Functional architectures

The park of Ca’ Marcello is an excellent example of the Venetian Villa’s typical landscape architecture. The main function of gardens, orchards and parks of the villas were to help self-sufficient daily life inside the property.
Elements such as fish ponds, dovecote, kitchen gardens and orchards allowed to produce and store varied and fresh food at hand and the barchesse, unmistakable arcaded buildings, contained the products of agriculture, real engine of the Venetian Villa.
The usefulness was the basis of the design choices, in which the beauty gave overall balance and harmony with the residential main body.

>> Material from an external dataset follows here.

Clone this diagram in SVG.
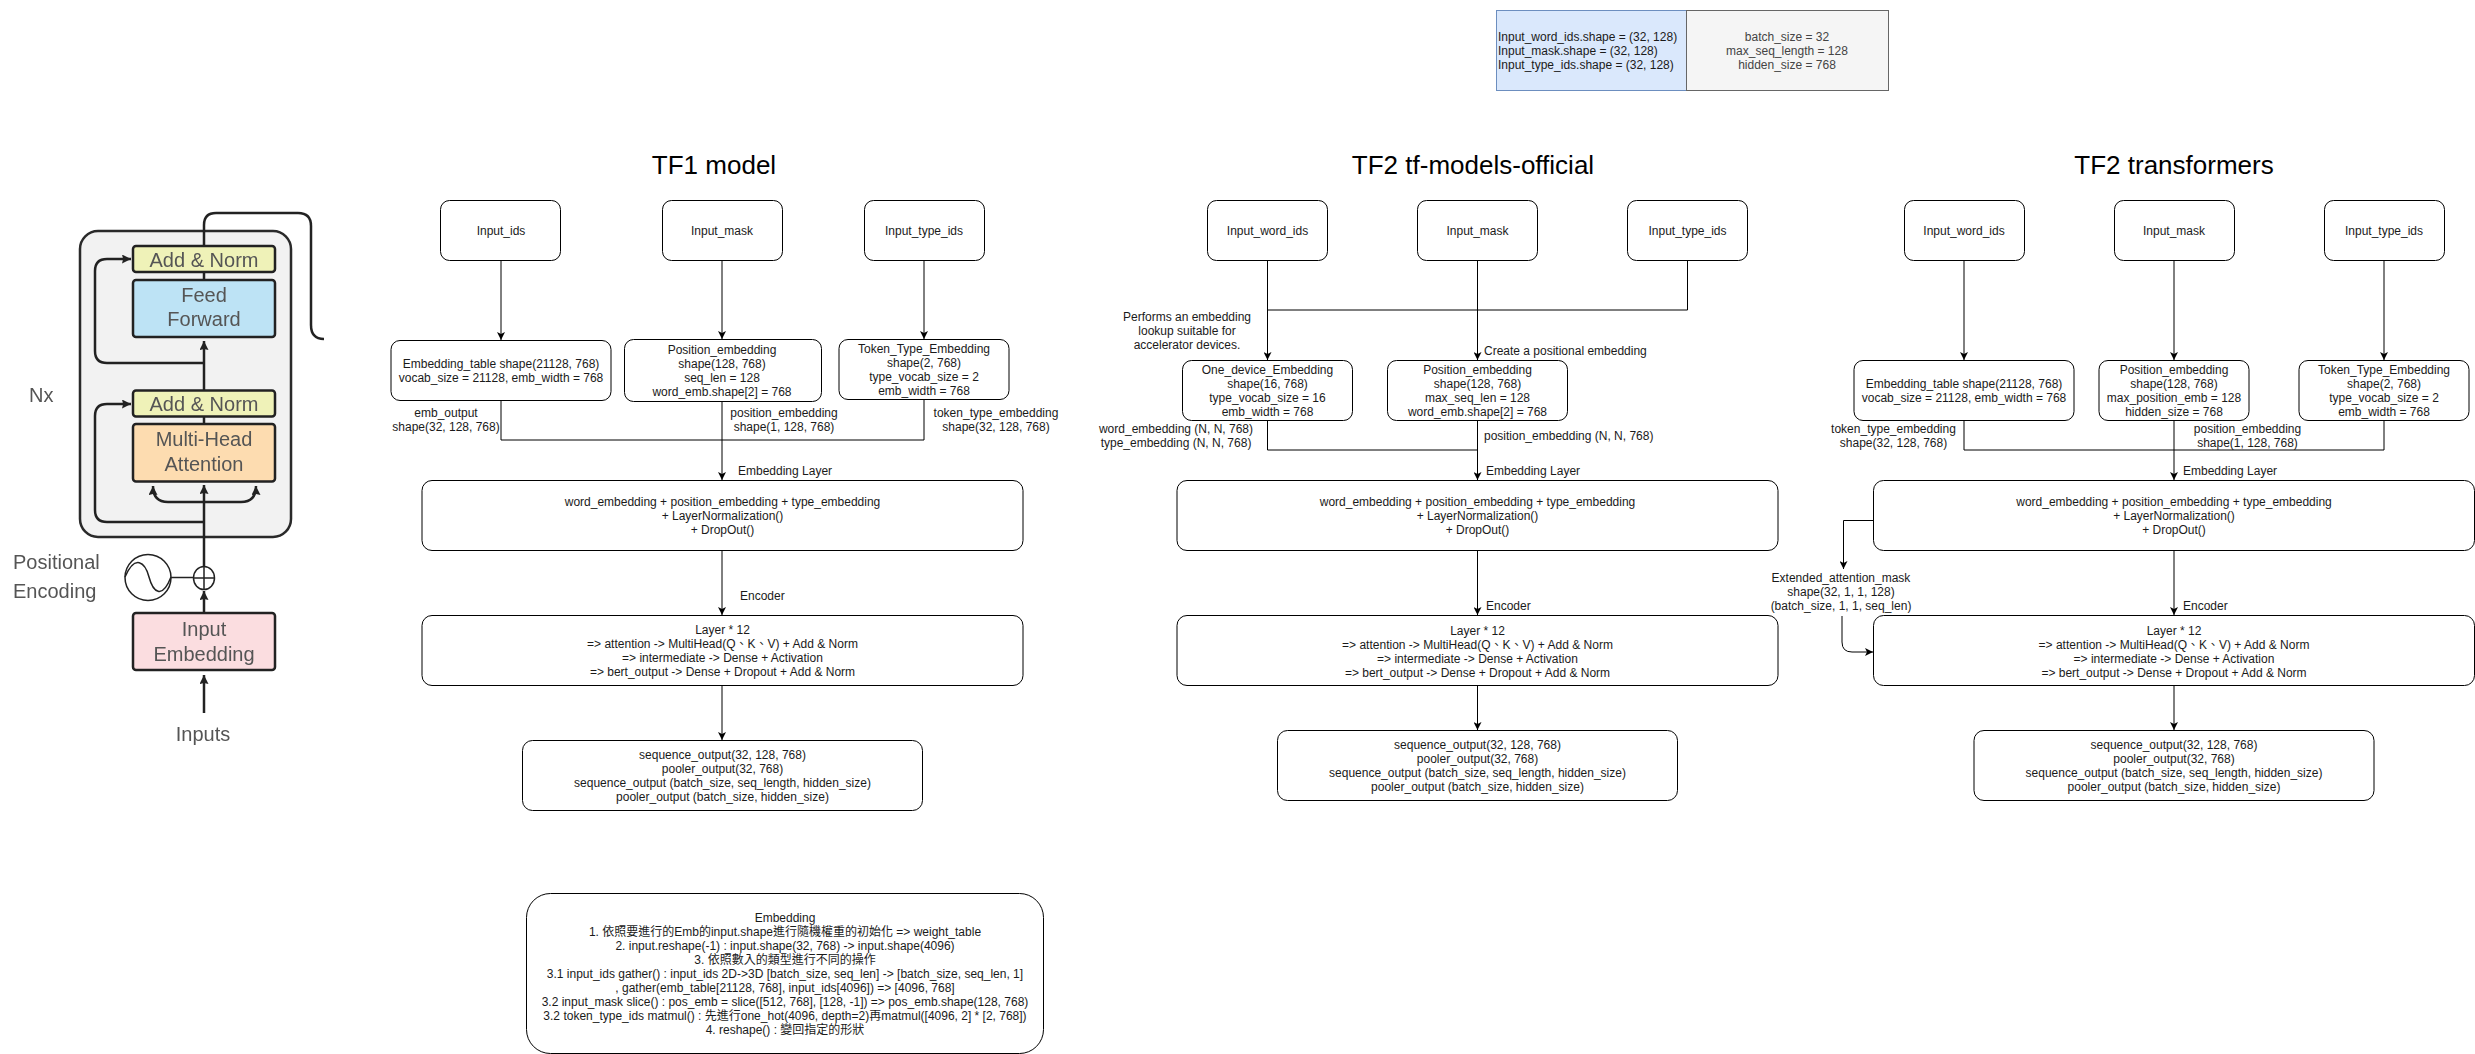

The barchesse are an architectural element that characterizes almost all of the Venetian Villas, located beside the main house or as stand-alone buildings.
Those of Ca’ Marcello are remarkable structures with rounded arches, placed ahead of the front of the villa. They are composed of different areas related to the agricultural activities of the past, like the ‘mezzà’ (the farm’s management center), the cellar and the granaries.

La peschiera

Originally this place was the pit for the extraction of the sand and the clay useful in the creation of the bricks for the house. Then the pit was filled with water thanks to an aquifer and converted into a fishpond, helping to ensure the subsistence of the villa. Even today, the fishpond is populated by different species of fish, visible walking along its banks.

Visit Ca’ Marcello


The dovecote is a building dated back to the half of the sixteenth century, the construction period of the original housing unit.
It was used for the breeding of pigeons, a delicious ingredient in the traditional local recipes but also an important means of communication for the correspondence between the mainland and Venice.
Another function of the dovecote was, between 1700 and 1900, the breeding of silkworms for silk production necessary for the realization of the curtains, bed linen and other artifacts of the villa.

Private chapel

The private chapel, dating back to 1753 and dedicated to the Transfiguration of Jesus, has a façade similar to the villa, with half columns with Ionic capitals and a tympanum with denticulate frame. The building houses the family graves and still welcomes the main celebrations dedicated to the Marcellos.